FULLTEXT and large database
Hey group, I am in need of some suggestions. I am a senior programmer for a fortune 500 where we mostly use Oracle and MS SQL Server. However, a project came along and no one wanted to spend more money on Oracle or SQL Server licenses so I suggested MySQL and to my surprise they let me set it up. All of our Unix and Linux servers are used to the max, so I was only given a 2-way 1.26 GHz PIII, 1.2GB, 136GB SCSI RAID 5 server running Windows 20003. The MySQL database is being used for a proprietary win/linux/unix syslog program that was purchased. Currently there are about 45,000 records per hour going in. The admin I set it up for would like to have one months worth of data. How big of a DB can MySQL handle? After two days of running there are 2,160,000 or so records in the database. The table layout is: CREATE TABLE `syslogd` ( `MsgDate` date default NULL, `MsgTime` time default NULL, `MsgPriority` varchar(30) default NULL, `MsgHostname` varchar(255) default NULL, `MsgText` text, KEY `kiwi_MsgDate` (`MsgDate`), KEY `Kiwi_MsgPriority` (`MsgPriority`), KEY `kiwi_MsgTime` (`MsgTime`), KEY `Kiwi_MsgHostname` (`MsgHostname`), FULLTEXT KEY `Kiwi_MsgText` (`MsgText`) ) TYPE=MyISAM; I have a web app to allow admins to search this table. Any searches by MsgDate, MsgTime, MsgPriority or MsgHostname or any combination of them runs pretty fast. When I try to do a search against MsgText, it takes quite a while. I originally tried INSTR(), however Explain showed that no INDEX was being used. Using Match() Against() showed the Kiwi_MsgText FULLTEXT index getting used. What can I do to speed this up? Should I do a regular INDEX? I used the configuration setting from the example huge.cnf file. Thanks for any guidance, Jim Drabb -- =-=-=-=-=-=-=-=-=-=-=-=-=-=-=-=-=-=-=-=-=-=-=-=-=-=-=-=-=-=-=-=-=-=-=-=- =- He who receives an idea from me, receives instruction himself without lessening mine; as he who lights his taper at mine, receives light without darkening me. -- Thomas Jefferson; 1813 =-=-=-=-=-=-=-=-=-=-=-=-=-=-=-=-=-=-=-=-=-=-=-=-=-=-=-=-=-=-=-=-=-=-=-=- =- James Drabb JR Senior Programmer Analyst Darden Restaurants Business Systems JDrabb at Darden dot com -- MySQL General Mailing List For list archives: http://lists.mysql.com/mysql To unsubscribe:http://lists.mysql.com/[EMAIL PROTECTED]

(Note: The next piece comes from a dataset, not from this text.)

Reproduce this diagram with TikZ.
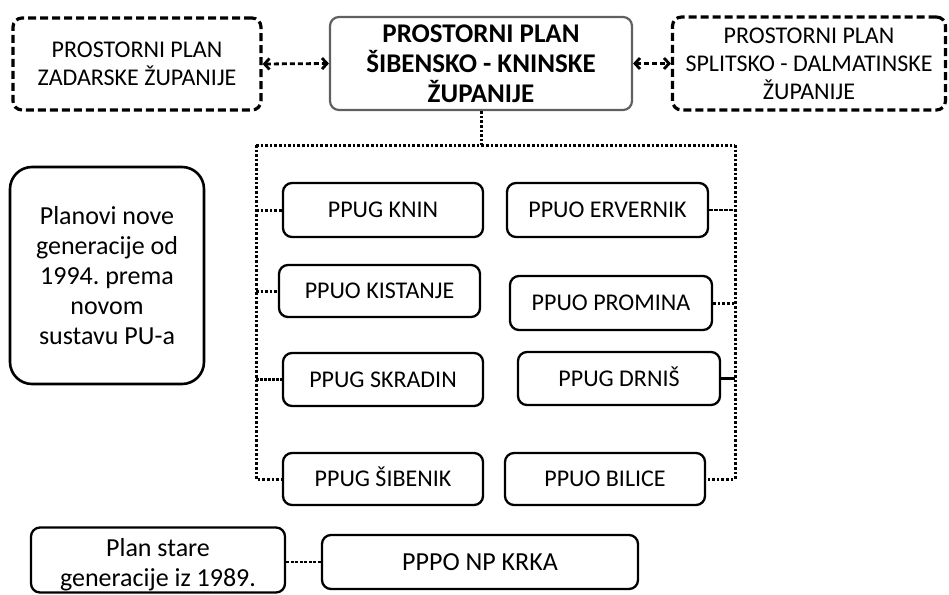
\documentclass[tikz,border=0pt]{standalone}
\usepackage{fontspec}
\setmainfont{Carlito}
\frenchspacing
\usetikzlibrary{arrows.meta}
\tikzset{
  box/.style={draw=black, line width=2.3pt, rounded corners=9pt, inner sep=0pt, align=center, font=\fontsize{24}{28}\selectfont},
  onebox/.style={box, text height=15.5pt, text depth=0pt},
  dbox/.style={box, line width=3.2pt, dash pattern=on 8pt off 4pt, font=\fontsize{24}{28}\selectfont},
  mainbox/.style={box, draw=gray!75!black, line width=2.2pt, font=\fontsize{27}{30}\selectfont\bfseries},
  bigbox/.style={box, line width=2.6pt, rounded corners=22pt, font=\fontsize{26}{30}\selectfont},
  oldbox/.style={box, font=\fontsize{26}{30}\selectfont},
  dotline/.style={line width=3pt, dash pattern=on 2.6pt off 2pt},
  arr/.style={line width=2.8pt, dash pattern=on 5pt off 3pt, {Straight Barb[length=5pt,width=11pt,line width=2.8pt]}-{Straight Barb[length=5pt,width=11pt,line width=2.8pt]}},
}
\begin{document}
\begin{tikzpicture}[x=1pt,y=-1pt]
\useasboundingbox[fill=white] (0,0) rectangle (949,594);
% top row
\node[dbox, minimum width=248pt, minimum height=92pt] (zadar) at (137,64) {PROSTORNI PLAN\\ZADARSKE ŽUPANIJE};
\node[mainbox, minimum width=302pt, minimum height=93pt] (sk) at (481,63.5) {PROSTORNI PLAN\\ŠIBENSKO - KNINSKE\\ŽUPANIJE};
\node[dbox, minimum width=273pt, minimum height=93pt] (split) at (809,63.5) {PROSTORNI PLAN\\SPLITSKO - DALMATINSKE\\ŽUPANIJE};
\draw[arr] (zadar.east) -- (sk.west);
\draw[arr] (sk.east) -- (split.west);
% left description
\node[bigbox, minimum width=194pt, minimum height=217pt] (planovi) at (107,275.5) {Planovi nove\\generacije od\\1994. prema\\novom\\sustavu PU-a};
% plan boxes
\node[onebox, minimum width=200pt, minimum height=54pt] (knin) at (383,210) {PPUG KNIN};
\node[onebox, minimum width=201pt, minimum height=54pt] (ervernik) at (607.5,210) {PPUO ERVERNIK};
\node[onebox, minimum width=201pt, minimum height=52pt] (kistanje) at (379.5,291) {PPUO KISTANJE};
\node[onebox, minimum width=202pt, minimum height=54pt] (promina) at (611,303) {PPUO PROMINA};
\node[onebox, minimum width=200pt, minimum height=53pt] (skradin) at (383,379.5) {PPUG SKRADIN};
\node[onebox, minimum width=202pt, minimum height=53pt] (drnis) at (619,378.5) {PPUG DRNIŠ};
\node[onebox, minimum width=200pt, minimum height=52pt] (sibenik) at (383,479) {PPUG ŠIBENIK};
\node[onebox, minimum width=200pt, minimum height=52pt] (bilice) at (605,479) {PPUO BILICE};
% bottom
\node[oldbox, minimum width=254pt, minimum height=65pt] (stare) at (158,560) {\rule{0pt}{28pt}Plan stare\\generacije iz 1989.};
\node[oldbox, text height=17pt, text depth=0pt, minimum width=316pt, minimum height=54pt] (krka) at (480,562) {PPPO NP KRKA};
% tree connectors
\coordinate (ctop) at (481,145);
\coordinate (tl) at (256,145);
\coordinate (tr) at (735,145);
\draw[dotline] (sk.south) -- (ctop);
\draw[dotline] (tl) -- (tr);
\draw[dotline] (tl) |- (sibenik.west);
\draw[dotline] (tr) |- (bilice.east);
\draw[dotline] (tl |- knin.west) -- (knin.west);
\draw[dotline] (tl |- kistanje.west) -- (kistanje.west);
\draw[line width=2.6pt, dash pattern=on 3pt off 1pt] (tl |- skradin.west) -- (skradin.west);
\draw[line width=2.6pt, dash pattern=on 4pt off 1pt] (ervernik.east) -- (tr |- ervernik.east);
\draw[dotline] (promina.east) -- (tr |- promina.east);
\draw[line width=2.6pt] (drnis.east) -- (tr |- drnis.east);
\draw[line width=1.3pt, dash pattern=on 3pt off 1.5pt] (stare.east |- krka.west) -- (krka.west);
\end{tikzpicture}
\end{document}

RE: FULLTEXT and large database
-Original Message- From: Jigal van Hemert [mailto:[EMAIL PROTECTED] Sent: Tuesday, May 25, 2004 7:56 AM To: [EMAIL PROTECTED] Subject: Re: FULLTEXT and large database > > Using Match() Against() showed the Kiwi_MsgText FULLTEXT index getting > > used. > > Correct. Full text indexes can only be used on MyISAM tables and will not > find (at least in the basic form) > > matches that are present in more > than 50% of the records. So is there any way to efficiently search a TEXT field of 5 million rows for exact phrases? In this case the MsgText field contains a descriptive error message that the admins want to search for to help tune the network > > What can I do to speed this up? Should I do a regular INDEX? I used > > the configuration setting from the example huge.cnf file. > > Sometimes it's better to do some preprocessing while storing the data. > If you search for several predefined > keywords it might be wise to check > for these keywords when storing the data and use a SET or so to store > which keywords were present. This will reduce a text search to a bit > compare. Unfortunately, the syslog application is a closed sourced/proprietary app that the admins purchased and I do not have access to the source code to change things. The syslog app created the MySQL table with no indexes so I created the index to help in searching the data. When I run a FULLTEXT search and view the process list of MySQL in MySQL, I see in the state column that MySQL is "sorting results" which appears to take up some time. Here is a typical query: Select DATE_FORMAT(MsgDate, '%c/%d/%Y') AS 'MsgDate', MsgTime, MsgPriority, MsgHostname, MsgText From syslogd WHERE MATCH (MsgText) AGAINST ('RADIUS') Order By MsgDate Desc LIMIT 200 Here an admin wants to find logs about a RADIUS server. The index on MsgDate is in ascending order, I guess I could make it descending? > Regards, Jigal. Thanks for any help, Jim Drabb -- =-=-=-=-=-=-=-=-=-=-=-=-=-=-=-=-=-=-=-=-=-=-=-=-=-=-=-=-=-=-=-=-=-=-=-=- =- He who receives an idea from me, receives instruction himself without lessening mine; as he who lights his taper at mine, receives light without darkening me. -- Thomas Jefferson; 1813 =-=-=-=-=-=-=-=-=-=-=-=-=-=-=-=-=-=-=-=-=-=-=-=-=-=-=-=-=-=-=-=-=-=-=-=- =- James Drabb JR Senior Programmer Analyst Darden Restaurants Business Systems JDrabb at Darden dot com -- MySQL General Mailing List For list archives: http://lists.mysql.com/mysql To unsubscribe:http://lists.mysql.com/[EMAIL PROTECTED]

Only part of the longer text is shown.